Educated at Princeton, Oxford and Columbia Law School, Charles Fried, the Beneficial Professor of Law, has been teaching at Harvard Law School since 1961, where he was the Carter Professor of General Jurisprudence. He was Solicitor General of the United States from 1985-89, and an Associate Justice of the Supreme Judicial Court of Massachusetts from1995-99. He returned to Harvard with his present title in 1999.

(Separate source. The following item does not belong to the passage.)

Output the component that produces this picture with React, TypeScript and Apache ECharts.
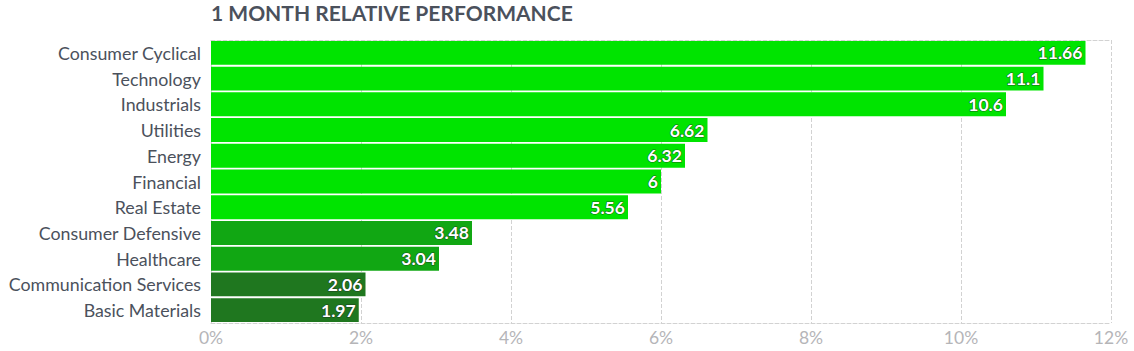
import React, { useEffect, useRef } from "react";
import * as echarts from "echarts";

const categories = [
  "Consumer Cyclical",
  "Technology",
  "Industrials",
  "Utilities",
  "Energy",
  "Financial",
  "Real Estate",
  "Consumer Defensive",
  "Healthcare",
  "Communication Services",
  "Basic Materials",
];
const values = [11.66, 11.1, 10.6, 6.62, 6.32, 6, 5.56, 3.48, 3.04, 2.06, 1.97];
const barColors = [
  "#00E400", "#00E400", "#00E400", "#00E400", "#00E400", "#00E400", "#00E400",
  "#11A713", "#11A713", "#1F771F", "#1F771F",
];
const titleText = "1 MONTH RELATIVE PERFORMANCE";

export default function App() {
  const ref = useRef<HTMLDivElement>(null);
  useEffect(() => {
    document.body.style.margin = "0";
    const chart = echarts.init(ref.current!, null, { renderer: "svg" });
    const grid = "#d2d2d2";
    chart.setOption({
      animation: false,
      title: {
        text: titleText,
        left: 206,
        top: -3,
        textStyle: { fontFamily: "Lato", fontWeight: "bold", fontSize: 21, color: "#4b515c" },
      },
      grid: { left: 211, right: 23, top: 40, bottom: 28, containLabel: false },
      xAxis: [
        {
          type: "value",
          min: 0,
          max: 12,
          interval: 2,
          position: "bottom",
          axisLine: { show: true, lineStyle: { color: grid, type: "dashed" } },
          axisTick: { show: false },
          splitLine: { show: true, lineStyle: { color: grid, type: "dashed" } },
          axisLabel: {
            formatter: "{value}%",
            fontFamily: "Lato",
            fontSize: 17.5,
            color: "#b5b5b8",
            margin: 5,
          },
        },
        {
          type: "value",
          min: 0,
          max: 12,
          interval: 2,
          position: "top",
          axisLine: { show: true, lineStyle: { color: grid, type: "dashed" } },
          axisTick: { show: false },
          axisLabel: { show: false },
          splitLine: { show: false },
        },
      ],
      yAxis: {
        type: "category",
        data: categories,
        inverse: true,
        axisLine: { show: false },
        axisTick: { show: false },
        axisLabel: { fontFamily: "Lato", fontSize: 17.8, color: "#4b515c", margin: 10 },
      },
      series: [
        {
          type: "bar",
          xAxisIndex: 0,
          data: values.map((v, i) => ({ value: v, itemStyle: { color: barColors[i] } })),
          barCategoryGap: "7%",
          label: {
            show: true,
            position: "insideRight",
            distance: 3,
            fontFamily: "Lato",
            fontWeight: "bold",
            fontSize: 17.6,
            color: "#ffffff",
            textBorderColor: "rgba(30,30,30,0.65)",
            textBorderWidth: 1.2,
          },
        },
      ],
    });
    return () => chart.dispose();
  }, []);
  return <div ref={ref} style={{ width: 1134, height: 351 }} />;
}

Professor Fried's scholarly and teaching interests have been moved by the connection between normative theory and the concrete institutions of public and private law. During his Harvard career he has taught Criminal Law, Commercial Law, Roman Law, Torts, Contracts, Labor Law, Constitutional Law and Federal Courts, Appellate and Supreme Court Advocacy. The author of many books and articles, his Anatomy of Values (1970), Right and Wrong (1978), and Modern Liberty (2006) develop themes in moral and political philosophy with applications to law. Contract as Promise (1980), Making Tort Law (2003, with David Rosenberg) and Saying What the Law Is: The Constitution in the Supreme Court (2004) are fundamental inquiries into broad legal institutions. Order & Law: Arguing the Reagan Revolution (1991) discusses major themes developed in Professor Fried's time as Solicitor General. In recent years, he has taught Constitutional Law and Contracts, and as a teacher has argued a number of major cases in state and federal courts, most notably Daubert v. Merrell Dow Pharmaceuticals, in which the Supreme Court established the standards for the use of expert and scientific evidence in federal courts. He is a member of the National Academy of Sciences Institute of Medicine, the American Academy of Arts and Sciences, and the American Law Institute.
Professor Fried has been a Faculty Associate of the Ethics Center since 1990.